Short- to medium-term factors are expected to act as a drag on Brazil’s animal protein production but, longer term, there are important opportunities that must be capitalized upon. The opening of the 14th edition of the Brazilian pig and poultry trade show Avesui, held in Florianopolis, Brazil, saw a discussion of the outlook for animal protein in the country, and offered a mixed picture.

Commenting on demand from the home market, Ariovaldi Zani, CEO of feed association Sindiracoes, said: “The year ahead will be difficult, as there will need to be adjustments. These adjustments are necessary but will result in less money for families to spend, and because of this the population will experience some difficulties.”

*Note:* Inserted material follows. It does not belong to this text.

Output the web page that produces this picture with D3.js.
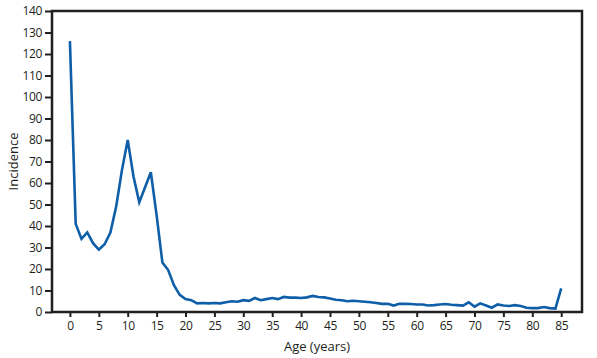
<!DOCTYPE html>
<html><head><meta charset="utf-8">
<script src="https://cdn.jsdelivr.net/npm/d3@7/dist/d3.min.js"></script>
<style>body{margin:0;background:#fff}svg{display:block}text{font-family:"Open Sans",sans-serif;fill:#231f20}</style>
</head><body><svg id="c" width="597" height="358"></svg>
<script>
const ages = d3.range(0, 86);
const incidence = [126,41,34,37,32,29,31.5,37,49,66,80,63,51,58,65,45,23,19.5,12.5,8,
6,5.5,4,4.2,4,4.2,4,4.5,5,4.8,5.5,5.2,6.5,5.5,6,6.5,6,7,6.7,6.7,
6.5,6.8,7.5,7,6.8,6.3,5.7,5.5,5,5.2,5,4.8,4.5,4.2,3.8,3.8,3,3.8,3.8,3.7,
3.5,3.5,3,3.2,3.5,3.7,3.4,3.2,3,4.5,2.5,4,3,2,3.5,3,2.8,3.2,2.8,2,
1.8,1.8,2.3,1.8,1.6,11];
const xTicks = d3.range(0, 90, 5);
const yTicks = d3.range(0, 150, 10);

const svg = d3.select("#c");
const L = 52, R = 582, T = 11, B = 312;
const x = d3.scaleLinear().domain([-3.1, 88.6]).range([L, R]);
const y = d3.scaleLinear().domain([0, 140]).range([B, T]);

const yAx = svg.append("g").attr("transform", `translate(${L},0)`)
  .call(d3.axisLeft(y).tickValues(yTicks).tickSize(7).tickPadding(3).tickSizeOuter(0));
const xAx = svg.append("g").attr("transform", `translate(0,${B})`)
  .call(d3.axisBottom(x).tickValues(xTicks).tickSize(5).tickPadding(4).tickSizeOuter(0));
[yAx, xAx].forEach(g => {
  g.select(".domain").remove();
  g.selectAll(".tick line").attr("stroke", "#231f20").attr("stroke-width", 2);
  g.selectAll(".tick text").style("font-size", "12px").attr("fill", "#231f20")
   .style("font-family", '"Open Sans",sans-serif').style("letter-spacing", "-0.4px");
});

svg.append("rect").attr("x", L).attr("y", T).attr("width", R - L).attr("height", B - T)
  .attr("fill", "none").attr("stroke", "#231f20").attr("stroke-width", 2.5);

const line = d3.line().x((d, i) => x(ages[i])).y(d => y(d));
svg.append("path").datum(incidence).attr("d", line)
  .attr("fill", "none").attr("stroke", "#0e5ea8").attr("stroke-width", 2.6)
  .attr("stroke-linejoin", "miter");

svg.append("text").attr("x", (L + R) / 2).attr("y", 351).attr("text-anchor", "middle")
  .style("font-size", "13px").text("Age (years)");
svg.append("text").attr("transform", `translate(18,${(T + B) / 2}) rotate(-90)`)
  .attr("text-anchor", "middle").style("font-size", "13px").text("Incidence");
</script></body></html>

But economic conditions at home are not the only problems that the sector will have to confront. Other difficulties highlighted were growing competition for grain and oilseads from the bioethanol industry, and the need to explain to animal rights groups the importance of science in animal production. 

Pig, poultry exports

Looking internationally, delegates were reminded of the important opportunities offered for exporters by Colombia and Mexico, particularly the latter, given problems  it has experienced with its animal health controls.


China, however, was highlighted as being of particular importance for longer-term export opportunities.

By 2020, it has been calculated that some 400 million people will have migrated from China’s countryside to its cities. This number is twice the population of Brazil and almost four times that of Mexico.

Adolfo Fontes, analyst with Rabobank in Brazil, said: “This is a great opportunity for pig and poultry meat,” continuing that China’s younger generation tended to eat more chicken meat.

China will have a growing impact on the world’s supply and demand for food, as it must look outside its borders to feed its people. Within 10 years, it is estimated that 90 percent of China’s demand will be for processed products, and this is where exporting countries – such as Brazil – must make the most of opportunities.

The industry must work with government to facilitate trade in processed products, delegates were told, but at the same time achieve a balance between trade in processed products and commodities. Brazil is an exporter of both.